* [What is being asked] Copy exactly, leaving out every image, the lines from the one with "What Plotly code" through the one with "line=dict(color='#ebebeb', width=1.5, dash='dot')))", inclusive.

* [Supplied entries]
########
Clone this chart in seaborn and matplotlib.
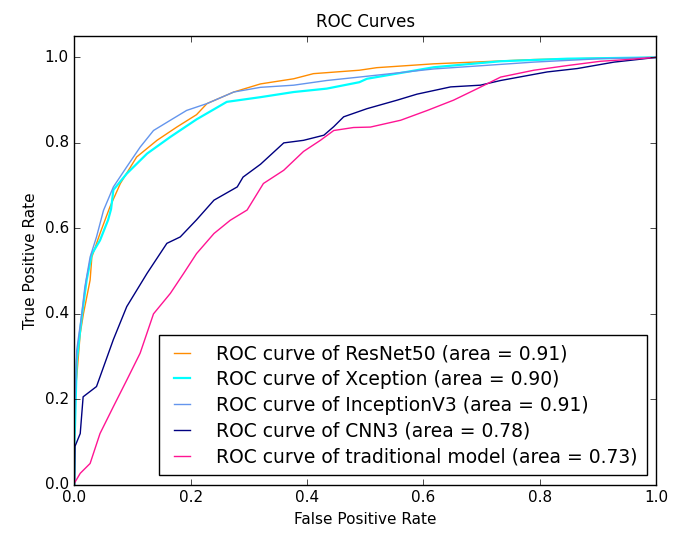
import numpy as np
import pandas as pd
import matplotlib.pyplot as plt
import seaborn as sns

plt.switch_backend("Agg")

# --- ROC points ---
resnet_fpr = [0.0, 0.0, 0.004, 0.01, 0.0155, 0.027, 0.03, 0.044, 0.061, 0.079, 0.107, 0.142,
              0.176, 0.21, 0.228, 0.274, 0.32, 0.377, 0.411, 0.49, 0.52, 0.618, 0.79, 0.9, 1.0]
resnet_tpr = [0.0, 0.2, 0.253, 0.354, 0.40, 0.479, 0.533, 0.588, 0.65, 0.705, 0.767, 0.806,
              0.837, 0.866, 0.892, 0.919, 0.938, 0.95, 0.962, 0.97, 0.976, 0.985, 0.995, 0.998, 1.0]

xception_fpr = [0.0, 0.0, 0.001, 0.004, 0.0126, 0.021, 0.03, 0.044, 0.058, 0.063, 0.067, 0.09,
                0.125, 0.165, 0.21, 0.262, 0.32, 0.377, 0.434, 0.49, 0.503, 0.618, 0.733, 0.848, 1.0]
xception_tpr = [0.0, 0.1, 0.136, 0.29, 0.393, 0.479, 0.54, 0.572, 0.62, 0.645, 0.69, 0.728,
                0.775, 0.814, 0.855, 0.896, 0.907, 0.919, 0.927, 0.942, 0.95, 0.977, 0.991, 0.997, 1.0]

inception_fpr = [0.0, 0.0, 0.004, 0.0126, 0.018, 0.027, 0.038, 0.05, 0.067, 0.09, 0.113, 0.136,
                 0.165, 0.193, 0.228, 0.274, 0.32, 0.377, 0.434, 0.49, 0.618, 0.79, 0.905, 1.0]
inception_tpr = [0.0, 0.15, 0.315, 0.40, 0.463, 0.533, 0.58, 0.642, 0.697, 0.744, 0.79, 0.829,
                 0.853, 0.876, 0.892, 0.919, 0.93, 0.935, 0.946, 0.954, 0.973, 0.989, 0.997, 1.0]

cnn3_fpr = [0.0, 0.001, 0.01, 0.015, 0.038, 0.067, 0.09, 0.125, 0.159, 0.182, 0.21, 0.24, 0.28,
            0.29, 0.32, 0.36, 0.394, 0.429, 0.446, 0.463, 0.503, 0.555, 0.589, 0.647, 0.698,
            0.733, 0.813, 0.865, 0.928, 0.968, 1.0]
cnn3_tpr = [0.0, 0.09, 0.12, 0.206, 0.23, 0.34, 0.417, 0.495, 0.565, 0.58, 0.62, 0.666, 0.697,
            0.72, 0.75, 0.80, 0.806, 0.818, 0.838, 0.861, 0.880, 0.900, 0.914, 0.931, 0.935,
            0.946, 0.966, 0.974, 0.989, 0.995, 1.0]

trad_fpr = [0.0, 0.0, 0.01, 0.027, 0.044, 0.067, 0.09, 0.113, 0.136, 0.165, 0.188, 0.21, 0.24,
            0.268, 0.297, 0.325, 0.36, 0.394, 0.423, 0.446, 0.48, 0.509, 0.561, 0.607, 0.652,
            0.693, 0.733, 0.79, 0.848, 0.905, 0.951, 1.0]
trad_tpr = [0.0, 0.004, 0.027, 0.05, 0.12, 0.183, 0.245, 0.308, 0.40, 0.448, 0.495, 0.541, 0.588,
            0.619, 0.643, 0.705, 0.736, 0.78, 0.806, 0.829, 0.836, 0.837, 0.853, 0.876, 0.90,
            0.927, 0.954, 0.97, 0.981, 0.991, 0.995, 1.0]

labels = [
    "ROC curve of ResNet50 (area = 0.91)",
    "ROC curve of Xception (area = 0.90)",
    "ROC curve of InceptionV3 (area = 0.91)",
    "ROC curve of CNN3 (area = 0.78)",
    "ROC curve of traditional model (area = 0.73)",
]
colors = ["darkorange", "aqua", "cornflowerblue", "navy", "deeppink"]
widths = [1.0, 1.6, 1.0, 1.0, 1.0]

curves = [(resnet_fpr, resnet_tpr), (xception_fpr, xception_tpr),
          (inception_fpr, inception_tpr), (cnn3_fpr, cnn3_tpr), (trad_fpr, trad_tpr)]

frames = []
for lab, (f, t) in zip(labels, curves):
    frames.append(pd.DataFrame({"fpr": f, "tpr": t, "model": lab}))
df = pd.concat(frames, ignore_index=True)

plt.style.use("classic")
plt.rcParams["figure.facecolor"] = "white"
plt.rcParams["savefig.facecolor"] = "white"

fig = plt.figure(figsize=(6.89, 5.46), dpi=100)
ax = fig.add_axes([0.108, 0.112, 0.844, 0.822])

sns.lineplot(data=df, x="fpr", y="tpr", hue="model", hue_order=labels,
             palette=dict(zip(labels, colors)), estimator=None, sort=False,
             legend=False, ax=ax)

for line, lw, lab in zip(ax.lines, widths, labels):
    line.set_linewidth(lw)
    line.set_label(lab)

ax.set_xlim(0.0, 1.0)
ax.set_ylim(0.0, 1.05)
ax.tick_params(labelsize=11)
ax.set_xlabel("False Positive Rate", fontsize=11)
ax.set_ylabel("True Positive Rate", fontsize=11)
ax.set_title("ROC Curves", fontsize=12, y=1.005)
ax.legend(loc="lower right", fontsize=13.5, frameon=True, fancybox=False,
          handlelength=1.45, handletextpad=1.05, labelspacing=0.36,
          borderpad=0.5, borderaxespad=0.5)

fig.savefig("out.png", dpi=100)
plt.close(fig)
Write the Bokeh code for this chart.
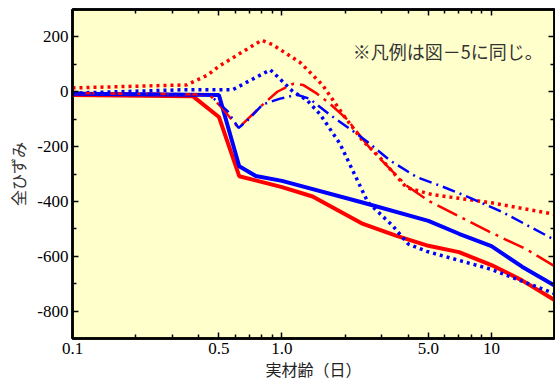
from bokeh.plotting import figure
from bokeh.models import Range1d, FixedTicker, LinearAxis, LogAxis, Label, CustomJSTickFormatter
from bokeh.embed import file_html
from bokeh.resources import INLINE

# ---- data ----
age_red_solid = [0.1, 0.375, 0.5, 0.625, 1.0, 1.4, 2.4, 3.5, 5.0, 7.0, 10.0, 14.0, 20.0]
val_red_solid = [-12, -16, -92, -308, -348, -382, -480, -525, -562, -585, -632, -688, -760]

age_blue_solid = [0.1, 0.5, 0.625, 0.75, 1.0, 2.4, 5.0, 7.0, 10.0, 14.0, 20.0]
val_blue_solid = [-7, -12, -272, -307, -325, -403, -471, -518, -563, -638, -707]

age_red_dot = [0.1, 0.35, 0.44, 0.5, 0.8, 0.9, 1.22, 1.56, 1.95, 2.43, 2.93, 3.94, 5.2, 10.0, 20.0]
val_red_dot = [14, 25, 60, 93, 188, 172, 107, 25, -82, -179, -239, -350, -375, -405, -447]

age_blue_dot = [0.1, 0.33, 0.58, 0.88, 0.98, 1.13, 1.31, 1.52, 1.89, 2.57, 3.38, 4.0, 4.9, 10.0, 20.0]
val_blue_dot = [-5, 7, 7, 80, 46, 0, -29, -82, -189, -403, -489, -555, -582, -648, -736]

age_red_dd = [0.1, 0.45, 0.52, 0.62, 0.79, 0.95, 1.13, 1.26, 1.47, 1.69, 2.04, 2.62, 2.93, 3.94, 5.07, 9.8, 14.7, 20.0]
val_red_dd = [-5, -10, -61, -132, -54, 0, 29, 25, -7, -43, -100, -204, -243, -343, -400, -511, -575, -636]

age_blue_dd = [0.1, 0.45, 0.55, 0.62, 0.68, 0.81, 0.98, 1.18, 1.35, 1.73, 2.18, 2.62, 3.27, 4.39, 5.84, 7.86, 11.3, 20.0]
val_blue_dd = [-5, -10, -71, -132, -107, -46, -25, -11, -25, -89, -143, -189, -250, -311, -346, -386, -439, -540]

x_major = [0.1, 0.5, 1.0, 5.0, 10.0]
x_major_labels = ["0.1", "0.5", "1.0", "5.0", "10"]
x_minor = [0.2, 0.3, 0.4, 0.6, 0.7, 0.8, 0.9, 2, 3, 4, 6, 7, 8, 9, 20]
y_major = [-800, -600, -400, -200, 0, 200]
y_major_labels = ["-800", "-600", "-400", "-200", "0", "200"]
y_minor = [-900, -700, -500, -300, -100, 100, 300]

note_text = "※凡例は図－5に同じ。"
x_title = "実材齢（日）"
y_title = "全ひずみ"

RED = "#ff0000"
BLUE = "#0000ff"
SERIF = "Liberation Serif"
JP = "Noto Sans CJK JP"

p = figure(width=555, height=383, x_axis_type="log",
           x_range=Range1d(0.1, 20), y_range=Range1d(-900, 300),
           output_backend="svg", toolbar_location=None,
           min_border_left=72, min_border_right=1, min_border_top=9, min_border_bottom=42)
p.background_fill_color = "#ffffcc"
p.border_fill_color = "white"
p.outline_line_color = "black"
p.outline_line_width = 2.5
p.xgrid.visible = False
p.ygrid.visible = False

# lines
p.line(age_red_solid, val_red_solid, color=RED, line_width=4)
p.line(age_blue_solid, val_blue_solid, color=BLUE, line_width=4)
p.line(age_red_dot, val_red_dot, color=RED, line_width=3.5, line_dash="3 4")
p.line(age_blue_dot, val_blue_dot, color=BLUE, line_width=3.5, line_dash="3 4")
p.line(age_red_dd, val_red_dd, color=RED, line_width=2.5, line_dash="22 6 3 6")
p.line(age_blue_dd, val_blue_dd, color=BLUE, line_width=2.5, line_dash="13 5 2 5")


def style(ax, labels=True):
    ax.axis_line_width = 2.5
    ax.axis_line_color = "black"
    ax.major_tick_in = 6
    ax.major_tick_out = 0
    ax.minor_tick_in = 4
    ax.minor_tick_out = 0
    ax.major_tick_line_width = 1.5
    ax.minor_tick_line_width = 1.5
    ax.major_tick_line_color = "black"
    ax.minor_tick_line_color = "black"
    if labels:
        ax.major_label_text_font = SERIF
        ax.major_label_text_font_size = "17px"
        ax.major_label_text_color = "black"
    else:
        ax.formatter = CustomJSTickFormatter(code="return ''")
        ax.major_label_standoff = 0


xa = p.xaxis[0]
xa.ticker = FixedTicker(ticks=x_major, minor_ticks=x_minor)
xa.major_label_overrides = {v: s for v, s in zip(x_major, x_major_labels)}
style(xa)
xa.major_label_standoff = 4
xa.axis_label = x_title
xa.axis_label_text_font = JP
xa.axis_label_text_font_size = "16px"
xa.axis_label_text_font_style = "normal"
xa.axis_label_standoff = 0
xa.axis_label_text_color = "#222222"

ya = p.yaxis[0]
ya.ticker = FixedTicker(ticks=y_major, minor_ticks=y_minor)
ya.major_label_overrides = {v: s for v, s in zip(y_major, y_major_labels)}
style(ya)
ya.major_label_standoff = 4
ya.axis_label = y_title
ya.axis_label_text_font = JP
ya.axis_label_text_font_size = "16px"
ya.axis_label_text_font_style = "normal"
ya.axis_label_standoff = 4
ya.axis_label_text_color = "#333333"

top = LogAxis(ticker=FixedTicker(ticks=x_major, minor_ticks=x_minor))
style(top, labels=False)
p.add_layout(top, "above")
right = LinearAxis(ticker=FixedTicker(ticks=y_major, minor_ticks=y_minor))
style(right, labels=False)
p.add_layout(right, "right")

p.add_layout(Label(x=2.18, y=150, text=note_text, text_font=JP,
                   text_font_size="18px", text_baseline="middle",
                   text_color="#333333"))

open("out.html", "w").write(file_html(p, INLINE))
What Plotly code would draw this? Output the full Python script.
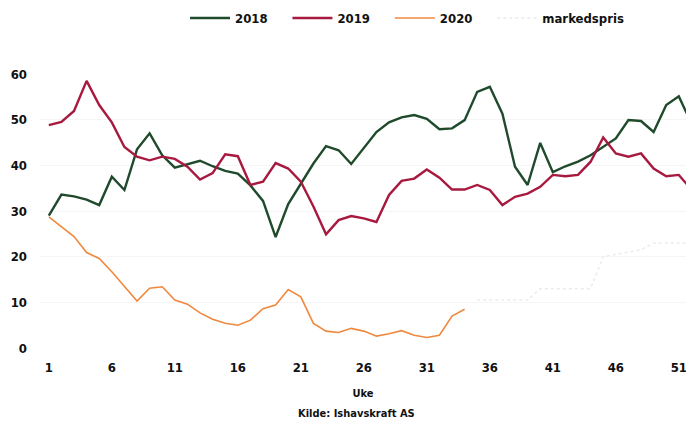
import plotly.graph_objects as go

# Ukenummer
weeks = list(range(1, 53))

pris_2018 = [29, 33.6, 33.2, 32.5, 31.3, 37.5, 34.6, 43.5, 47, 42.2,
             39.5, 40.3, 41, 39.8, 38.8, 38.2, 35.6, 32.2, 24.3, 31.5,
             36.1, 40.4, 44.2, 43.3, 40.3, 43.9, 47.3, 49.4, 50.5, 51,
             50.2, 47.9, 48.1, 49.9, 56.1, 57.2, 51.3, 39.7, 35.7, 44.9,
             38.5, 39.8, 40.8, 42.2, 44, 45.9, 49.9, 49.7, 47.3, 53.2,
             55.1, 49.2]

pris_2019 = [48.8, 49.5, 51.9, 58.5, 53.2, 49.4, 44, 41.9, 41.1, 41.9,
             41.4, 39.7, 36.9, 38.3, 42.4, 42, 35.7, 36.4, 40.5, 39.3,
             36.4, 31, 24.9, 28, 28.9, 28.4, 27.6, 33.5, 36.6, 37.1,
             39.1, 37.3, 34.7, 34.7, 35.7, 34.6, 31.3, 33.1, 33.8, 35.3,
             37.9, 37.6, 37.9, 40.8, 46.1, 42.6, 41.9, 42.6, 39.3, 37.6,
             37.9, 34.7]

pris_2020 = [28.7, 26.5, 24.4, 20.9, 19.6, 16.7, 13.4, 10.3, 13.1, 13.4,
             10.5, 9.6, 7.7, 6.3, 5.4, 5.0, 6.1, 8.6, 9.4, 12.8,
             11.2, 5.4, 3.7, 3.4, 4.3, 3.7, 2.6, 3.1, 3.8, 2.8,
             2.3, 2.8, 7.0, 8.5]

# markedspris (terminpriser) fra uke 35
marked_uker = list(range(35, 53))
markedspris = [10.5, 10.5, 10.5, 10.5, 10.5, 13, 13, 13, 13, 13,
               20, 20.5, 21, 21.5, 23, 23, 23, 23]

x_ticks = [1, 6, 11, 16, 21, 26, 31, 36, 41, 46, 51]
y_ticks = [0, 10, 20, 30, 40, 50, 60]

FONT = "Liberation Sans Narrow, DejaVu Sans Condensed, Arial Narrow, sans-serif"
PAD = '&nbsp;' * 4  # extra space between legend entries

fig = go.Figure()

fig.add_trace(go.Scatter(x=weeks, y=pris_2018, mode='lines',
                         name='<b>2018</b>' + PAD,
                         line=dict(color='#1f4a2c', width=2.4)))
fig.add_trace(go.Scatter(x=weeks, y=pris_2019, mode='lines',
                         name='<b>2019</b>' + PAD,
                         line=dict(color='#a8193f', width=2.4)))
fig.add_trace(go.Scatter(x=weeks[:len(pris_2020)], y=pris_2020, mode='lines',
                         name='<b>2020</b>' + PAD,
                         line=dict(color='#f0883e', width=1.6)))
fig.add_trace(go.Scatter(x=marked_uker, y=markedspris, mode='lines',
                         name='<b>markedspris</b>',
                         line=dict(color='#ebebeb', width=1.5, dash='dot')))

fig.update_layout(
    width=686, height=423,
    margin=dict(l=40, r=0, t=74, b=75),
    paper_bgcolor='white', plot_bgcolor='white',
    font=dict(family=FONT, size=13, color='#111111'),
    showlegend=True,
    legend=dict(orientation='h', x=0.2245, xanchor='left', y=1.204,
                yanchor='middle', font=dict(size=13), itemwidth=40,
                bgcolor='rgba(0,0,0,0)'),
    xaxis=dict(range=[0.3, 51.57], tickvals=x_ticks,
               ticktext=[f'<b>{t}</b>' for t in x_ticks],
               showgrid=False, zeroline=False, showline=False, ticks='',
               ticklabelstandoff=10, tickfont=dict(size=13), automargin=False,
               ticklabeloverflow='allow',
               title=dict(text='<b>Uke</b>', font=dict(size=11), standoff=15)),
    yaxis=dict(range=[0, 60], tickvals=y_ticks,
               ticktext=[f'<b>{t}</b>' for t in y_ticks],
               showgrid=True, gridcolor='#f5f5f5', gridwidth=1,
               zeroline=False, showline=False, ticks='', automargin=False,
               ticklabelstandoff=12, tickfont=dict(size=13)),
    annotations=[dict(text='<b>Kilde: Ishavskraft AS</b>', x=0.49, y=-0.24,
                      xref='paper', yref='paper', showarrow=False,
                      xanchor='center', yanchor='middle',
                      font=dict(size=11))],
)

# drop the browser's default 8px body margin so the figure fills the window
fig.write_html("out.html",
               config={'displayModeBar': False},
               post_script="document.body.style.margin='0';"
                           "document.body.style.overflow='hidden';")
########
* [Reply]
What Plotly code would draw this? Output the full Python script.
import plotly.graph_objects as go

# Ukenummer
weeks = list(range(1, 53))

pris_2018 = [29, 33.6, 33.2, 32.5, 31.3, 37.5, 34.6, 43.5, 47, 42.2,
             39.5, 40.3, 41, 39.8, 38.8, 38.2, 35.6, 32.2, 24.3, 31.5,
             36.1, 40.4, 44.2, 43.3, 40.3, 43.9, 47.3, 49.4, 50.5, 51,
             50.2, 47.9, 48.1, 49.9, 56.1, 57.2, 51.3, 39.7, 35.7, 44.9,
             38.5, 39.8, 40.8, 42.2, 44, 45.9, 49.9, 49.7, 47.3, 53.2,
             55.1, 49.2]

pris_2019 = [48.8, 49.5, 51.9, 58.5, 53.2, 49.4, 44, 41.9, 41.1, 41.9,
             41.4, 39.7, 36.9, 38.3, 42.4, 42, 35.7, 36.4, 40.5, 39.3,
             36.4, 31, 24.9, 28, 28.9, 28.4, 27.6, 33.5, 36.6, 37.1,
             39.1, 37.3, 34.7, 34.7, 35.7, 34.6, 31.3, 33.1, 33.8, 35.3,
             37.9, 37.6, 37.9, 40.8, 46.1, 42.6, 41.9, 42.6, 39.3, 37.6,
             37.9, 34.7]

pris_2020 = [28.7, 26.5, 24.4, 20.9, 19.6, 16.7, 13.4, 10.3, 13.1, 13.4,
             10.5, 9.6, 7.7, 6.3, 5.4, 5.0, 6.1, 8.6, 9.4, 12.8,
             11.2, 5.4, 3.7, 3.4, 4.3, 3.7, 2.6, 3.1, 3.8, 2.8,
             2.3, 2.8, 7.0, 8.5]

# markedspris (terminpriser) fra uke 35
marked_uker = list(range(35, 53))
markedspris = [10.5, 10.5, 10.5, 10.5, 10.5, 13, 13, 13, 13, 13,
               20, 20.5, 21, 21.5, 23, 23, 23, 23]

x_ticks = [1, 6, 11, 16, 21, 26, 31, 36, 41, 46, 51]
y_ticks = [0, 10, 20, 30, 40, 50, 60]

FONT = "Liberation Sans Narrow, DejaVu Sans Condensed, Arial Narrow, sans-serif"
PAD = '&nbsp;' * 4  # extra space between legend entries

fig = go.Figure()

fig.add_trace(go.Scatter(x=weeks, y=pris_2018, mode='lines',
                         name='<b>2018</b>' + PAD,
                         line=dict(color='#1f4a2c', width=2.4)))
fig.add_trace(go.Scatter(x=weeks, y=pris_2019, mode='lines',
                         name='<b>2019</b>' + PAD,
                         line=dict(color='#a8193f', width=2.4)))
fig.add_trace(go.Scatter(x=weeks[:len(pris_2020)], y=pris_2020, mode='lines',
                         name='<b>2020</b>' + PAD,
                         line=dict(color='#f0883e', width=1.6)))
fig.add_trace(go.Scatter(x=marked_uker, y=markedspris, mode='lines',
                         name='<b>markedspris</b>',
                         line=dict(color='#ebebeb', width=1.5, dash='dot')))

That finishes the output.